Below is a block of records; return all of them exactly, but without the images.

(Stored items)
= = = =
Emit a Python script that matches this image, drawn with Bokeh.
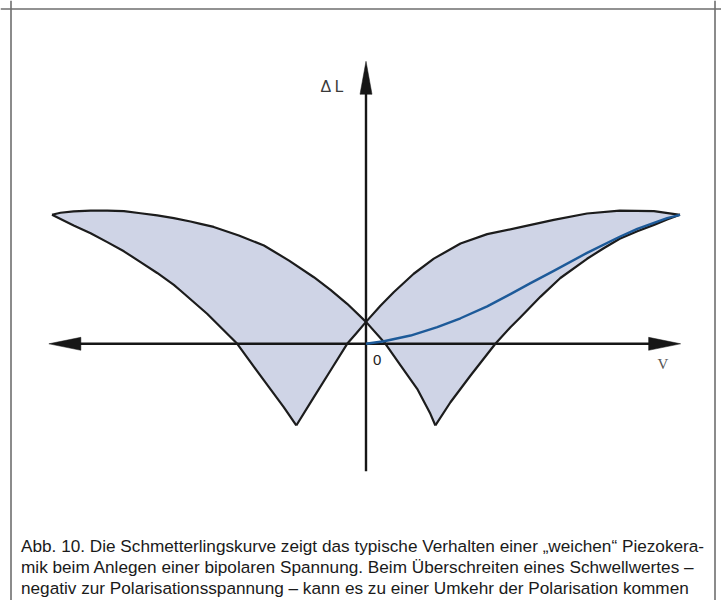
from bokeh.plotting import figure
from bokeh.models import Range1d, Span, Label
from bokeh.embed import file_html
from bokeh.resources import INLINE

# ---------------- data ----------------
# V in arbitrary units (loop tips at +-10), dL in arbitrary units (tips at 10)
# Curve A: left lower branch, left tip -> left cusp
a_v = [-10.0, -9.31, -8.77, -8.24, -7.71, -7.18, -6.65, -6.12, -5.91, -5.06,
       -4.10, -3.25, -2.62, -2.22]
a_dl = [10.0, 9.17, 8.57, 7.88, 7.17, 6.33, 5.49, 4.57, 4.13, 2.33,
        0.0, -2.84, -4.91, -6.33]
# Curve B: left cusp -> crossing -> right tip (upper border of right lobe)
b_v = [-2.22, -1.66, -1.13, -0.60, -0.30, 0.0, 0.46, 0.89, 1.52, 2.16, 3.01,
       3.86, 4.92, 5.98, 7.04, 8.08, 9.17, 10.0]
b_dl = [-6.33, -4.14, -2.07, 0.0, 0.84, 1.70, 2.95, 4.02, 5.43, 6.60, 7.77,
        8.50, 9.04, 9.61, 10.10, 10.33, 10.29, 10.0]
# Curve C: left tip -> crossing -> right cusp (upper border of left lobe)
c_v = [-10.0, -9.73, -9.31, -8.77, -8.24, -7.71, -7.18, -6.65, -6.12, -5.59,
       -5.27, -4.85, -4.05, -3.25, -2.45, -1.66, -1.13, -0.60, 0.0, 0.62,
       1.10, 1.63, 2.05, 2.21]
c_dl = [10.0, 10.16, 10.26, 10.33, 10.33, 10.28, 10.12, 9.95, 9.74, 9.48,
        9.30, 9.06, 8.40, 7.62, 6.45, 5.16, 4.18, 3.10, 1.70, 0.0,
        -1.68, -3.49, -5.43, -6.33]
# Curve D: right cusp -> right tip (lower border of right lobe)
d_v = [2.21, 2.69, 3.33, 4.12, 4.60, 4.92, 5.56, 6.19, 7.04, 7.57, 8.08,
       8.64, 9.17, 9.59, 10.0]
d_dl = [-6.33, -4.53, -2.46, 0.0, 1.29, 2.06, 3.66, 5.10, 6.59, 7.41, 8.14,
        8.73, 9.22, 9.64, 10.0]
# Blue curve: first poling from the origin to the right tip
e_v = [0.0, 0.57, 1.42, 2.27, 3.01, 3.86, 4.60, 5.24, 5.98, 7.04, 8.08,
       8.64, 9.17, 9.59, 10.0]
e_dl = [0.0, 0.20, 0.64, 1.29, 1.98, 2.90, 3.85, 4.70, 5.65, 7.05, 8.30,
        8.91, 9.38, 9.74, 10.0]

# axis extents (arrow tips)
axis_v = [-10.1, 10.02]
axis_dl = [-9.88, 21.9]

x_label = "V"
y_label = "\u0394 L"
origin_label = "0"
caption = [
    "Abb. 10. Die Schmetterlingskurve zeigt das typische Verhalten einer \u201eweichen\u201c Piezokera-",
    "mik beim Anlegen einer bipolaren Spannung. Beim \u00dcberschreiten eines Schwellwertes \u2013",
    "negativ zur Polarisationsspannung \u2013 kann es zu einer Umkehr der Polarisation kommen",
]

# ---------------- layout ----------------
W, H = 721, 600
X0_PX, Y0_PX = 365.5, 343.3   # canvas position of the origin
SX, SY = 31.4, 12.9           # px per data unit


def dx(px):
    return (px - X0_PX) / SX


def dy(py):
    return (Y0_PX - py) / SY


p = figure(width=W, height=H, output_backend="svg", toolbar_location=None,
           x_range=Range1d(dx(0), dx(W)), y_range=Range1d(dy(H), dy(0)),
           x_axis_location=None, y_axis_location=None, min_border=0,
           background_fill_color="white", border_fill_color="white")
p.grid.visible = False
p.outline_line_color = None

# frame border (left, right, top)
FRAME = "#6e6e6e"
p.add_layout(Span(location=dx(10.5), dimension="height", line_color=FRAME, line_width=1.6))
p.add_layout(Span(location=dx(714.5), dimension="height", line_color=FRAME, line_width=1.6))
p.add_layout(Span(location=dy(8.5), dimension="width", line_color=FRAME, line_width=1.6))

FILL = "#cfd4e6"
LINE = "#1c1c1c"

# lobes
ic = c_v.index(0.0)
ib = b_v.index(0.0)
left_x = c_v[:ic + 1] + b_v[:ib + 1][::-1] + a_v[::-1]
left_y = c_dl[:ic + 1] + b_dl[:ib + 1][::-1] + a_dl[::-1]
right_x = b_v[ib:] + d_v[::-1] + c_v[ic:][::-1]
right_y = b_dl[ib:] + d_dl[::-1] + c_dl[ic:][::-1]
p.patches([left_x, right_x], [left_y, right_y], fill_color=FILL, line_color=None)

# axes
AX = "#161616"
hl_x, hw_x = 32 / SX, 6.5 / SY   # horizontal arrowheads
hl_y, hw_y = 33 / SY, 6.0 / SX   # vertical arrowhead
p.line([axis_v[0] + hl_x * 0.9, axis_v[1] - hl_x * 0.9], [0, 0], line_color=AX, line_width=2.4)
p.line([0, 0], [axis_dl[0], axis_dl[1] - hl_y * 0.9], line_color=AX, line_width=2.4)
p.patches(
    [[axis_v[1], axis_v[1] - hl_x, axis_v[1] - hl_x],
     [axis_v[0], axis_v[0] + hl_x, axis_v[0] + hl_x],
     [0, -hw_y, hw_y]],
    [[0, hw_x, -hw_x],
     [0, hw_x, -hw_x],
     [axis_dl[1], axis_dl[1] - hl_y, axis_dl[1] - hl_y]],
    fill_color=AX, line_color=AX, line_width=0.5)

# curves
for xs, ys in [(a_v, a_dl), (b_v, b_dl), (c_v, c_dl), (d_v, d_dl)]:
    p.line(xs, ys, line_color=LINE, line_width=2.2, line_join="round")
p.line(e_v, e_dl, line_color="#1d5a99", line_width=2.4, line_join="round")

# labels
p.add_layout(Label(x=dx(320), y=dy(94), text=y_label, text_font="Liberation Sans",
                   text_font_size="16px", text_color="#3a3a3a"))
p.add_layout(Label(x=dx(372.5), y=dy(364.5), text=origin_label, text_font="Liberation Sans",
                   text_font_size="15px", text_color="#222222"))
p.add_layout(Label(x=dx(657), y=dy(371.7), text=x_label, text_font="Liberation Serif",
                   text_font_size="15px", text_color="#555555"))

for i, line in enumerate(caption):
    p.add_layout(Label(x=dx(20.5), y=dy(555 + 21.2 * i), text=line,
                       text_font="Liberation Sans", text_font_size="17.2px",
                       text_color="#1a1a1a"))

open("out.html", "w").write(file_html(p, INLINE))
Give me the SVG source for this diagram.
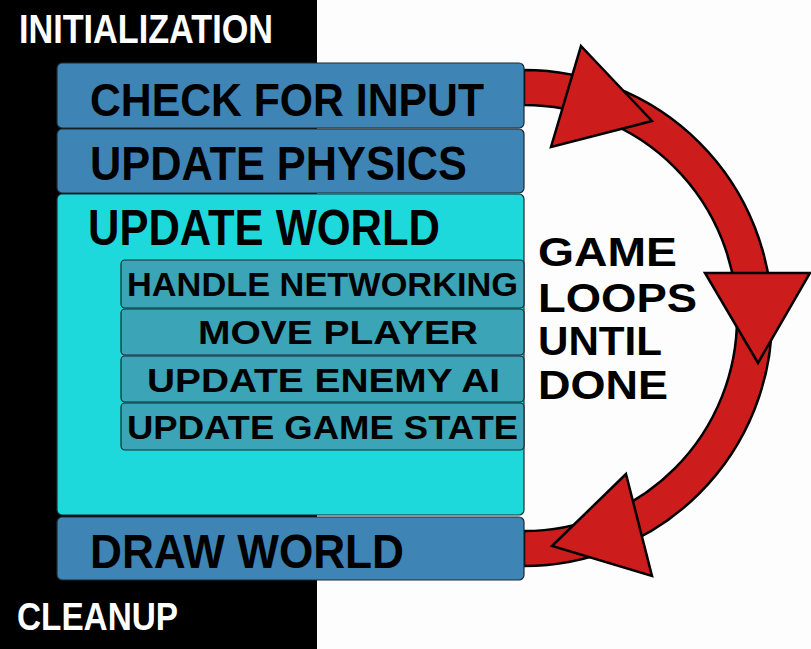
= = = =
Output for this exercise ->
Emit a Python script that matches this image, drawn with Bokeh.
from bokeh.plotting import figure
from bokeh.models import Range1d, Span, Label
from bokeh.embed import file_html
from bokeh.resources import INLINE

# ---------------- data ----------------
# V in arbitrary units (loop tips at +-10), dL in arbitrary units (tips at 10)
# Curve A: left lower branch, left tip -> left cusp
a_v = [-10.0, -9.31, -8.77, -8.24, -7.71, -7.18, -6.65, -6.12, -5.91, -5.06,
       -4.10, -3.25, -2.62, -2.22]
a_dl = [10.0, 9.17, 8.57, 7.88, 7.17, 6.33, 5.49, 4.57, 4.13, 2.33,
        0.0, -2.84, -4.91, -6.33]
# Curve B: left cusp -> crossing -> right tip (upper border of right lobe)
b_v = [-2.22, -1.66, -1.13, -0.60, -0.30, 0.0, 0.46, 0.89, 1.52, 2.16, 3.01,
       3.86, 4.92, 5.98, 7.04, 8.08, 9.17, 10.0]
b_dl = [-6.33, -4.14, -2.07, 0.0, 0.84, 1.70, 2.95, 4.02, 5.43, 6.60, 7.77,
        8.50, 9.04, 9.61, 10.10, 10.33, 10.29, 10.0]
# Curve C: left tip -> crossing -> right cusp (upper border of left lobe)
c_v = [-10.0, -9.73, -9.31, -8.77, -8.24, -7.71, -7.18, -6.65, -6.12, -5.59,
       -5.27, -4.85, -4.05, -3.25, -2.45, -1.66, -1.13, -0.60, 0.0, 0.62,
       1.10, 1.63, 2.05, 2.21]
c_dl = [10.0, 10.16, 10.26, 10.33, 10.33, 10.28, 10.12, 9.95, 9.74, 9.48,
        9.30, 9.06, 8.40, 7.62, 6.45, 5.16, 4.18, 3.10, 1.70, 0.0,
        -1.68, -3.49, -5.43, -6.33]
# Curve D: right cusp -> right tip (lower border of right lobe)
d_v = [2.21, 2.69, 3.33, 4.12, 4.60, 4.92, 5.56, 6.19, 7.04, 7.57, 8.08,
       8.64, 9.17, 9.59, 10.0]
d_dl = [-6.33, -4.53, -2.46, 0.0, 1.29, 2.06, 3.66, 5.10, 6.59, 7.41, 8.14,
        8.73, 9.22, 9.64, 10.0]
# Blue curve: first poling from the origin to the right tip
e_v = [0.0, 0.57, 1.42, 2.27, 3.01, 3.86, 4.60, 5.24, 5.98, 7.04, 8.08,
       8.64, 9.17, 9.59, 10.0]
e_dl = [0.0, 0.20, 0.64, 1.29, 1.98, 2.90, 3.85, 4.70, 5.65, 7.05, 8.30,
        8.91, 9.38, 9.74, 10.0]

# axis extents (arrow tips)
axis_v = [-10.1, 10.02]
axis_dl = [-9.88, 21.9]

x_label = "V"
y_label = "\u0394 L"
origin_label = "0"
caption = [
    "Abb. 10. Die Schmetterlingskurve zeigt das typische Verhalten einer \u201eweichen\u201c Piezokera-",
    "mik beim Anlegen einer bipolaren Spannung. Beim \u00dcberschreiten eines Schwellwertes \u2013",
    "negativ zur Polarisationsspannung \u2013 kann es zu einer Umkehr der Polarisation kommen",
]

# ---------------- layout ----------------
W, H = 721, 600
X0_PX, Y0_PX = 365.5, 343.3   # canvas position of the origin
SX, SY = 31.4, 12.9           # px per data unit


def dx(px):
    return (px - X0_PX) / SX


def dy(py):
    return (Y0_PX - py) / SY


p = figure(width=W, height=H, output_backend="svg", toolbar_location=None,
           x_range=Range1d(dx(0), dx(W)), y_range=Range1d(dy(H), dy(0)),
           x_axis_location=None, y_axis_location=None, min_border=0,
           background_fill_color="white", border_fill_color="white")
p.grid.visible = False
p.outline_line_color = None

# frame border (left, right, top)
FRAME = "#6e6e6e"
p.add_layout(Span(location=dx(10.5), dimension="height", line_color=FRAME, line_width=1.6))
p.add_layout(Span(location=dx(714.5), dimension="height", line_color=FRAME, line_width=1.6))
p.add_layout(Span(location=dy(8.5), dimension="width", line_color=FRAME, line_width=1.6))

FILL = "#cfd4e6"
LINE = "#1c1c1c"

# lobes
ic = c_v.index(0.0)
ib = b_v.index(0.0)
left_x = c_v[:ic + 1] + b_v[:ib + 1][::-1] + a_v[::-1]
left_y = c_dl[:ic + 1] + b_dl[:ib + 1][::-1] + a_dl[::-1]
right_x = b_v[ib:] + d_v[::-1] + c_v[ic:][::-1]
right_y = b_dl[ib:] + d_dl[::-1] + c_dl[ic:][::-1]
p.patches([left_x, right_x], [left_y, right_y], fill_color=FILL, line_color=None)

# axes
AX = "#161616"
hl_x, hw_x = 32 / SX, 6.5 / SY   # horizontal arrowheads
hl_y, hw_y = 33 / SY, 6.0 / SX   # vertical arrowhead
p.line([axis_v[0] + hl_x * 0.9, axis_v[1] - hl_x * 0.9], [0, 0], line_color=AX, line_width=2.4)
p.line([0, 0], [axis_dl[0], axis_dl[1] - hl_y * 0.9], line_color=AX, line_width=2.4)
p.patches(
    [[axis_v[1], axis_v[1] - hl_x, axis_v[1] - hl_x],
     [axis_v[0], axis_v[0] + hl_x, axis_v[0] + hl_x],
     [0, -hw_y, hw_y]],
    [[0, hw_x, -hw_x],
     [0, hw_x, -hw_x],
     [axis_dl[1], axis_dl[1] - hl_y, axis_dl[1] - hl_y]],
    fill_color=AX, line_color=AX, line_width=0.5)

# curves
for xs, ys in [(a_v, a_dl), (b_v, b_dl), (c_v, c_dl), (d_v, d_dl)]:
    p.line(xs, ys, line_color=LINE, line_width=2.2, line_join="round")
p.line(e_v, e_dl, line_color="#1d5a99", line_width=2.4, line_join="round")

# labels
p.add_layout(Label(x=dx(320), y=dy(94), text=y_label, text_font="Liberation Sans",
                   text_font_size="16px", text_color="#3a3a3a"))
p.add_layout(Label(x=dx(372.5), y=dy(364.5), text=origin_label, text_font="Liberation Sans",
                   text_font_size="15px", text_color="#222222"))
p.add_layout(Label(x=dx(657), y=dy(371.7), text=x_label, text_font="Liberation Serif",
                   text_font_size="15px", text_color="#555555"))

for i, line in enumerate(caption):
    p.add_layout(Label(x=dx(20.5), y=dy(555 + 21.2 * i), text=line,
                       text_font="Liberation Sans", text_font_size="17.2px",
                       text_color="#1a1a1a"))

open("out.html", "w").write(file_html(p, INLINE))
Give me the SVG source for this diagram.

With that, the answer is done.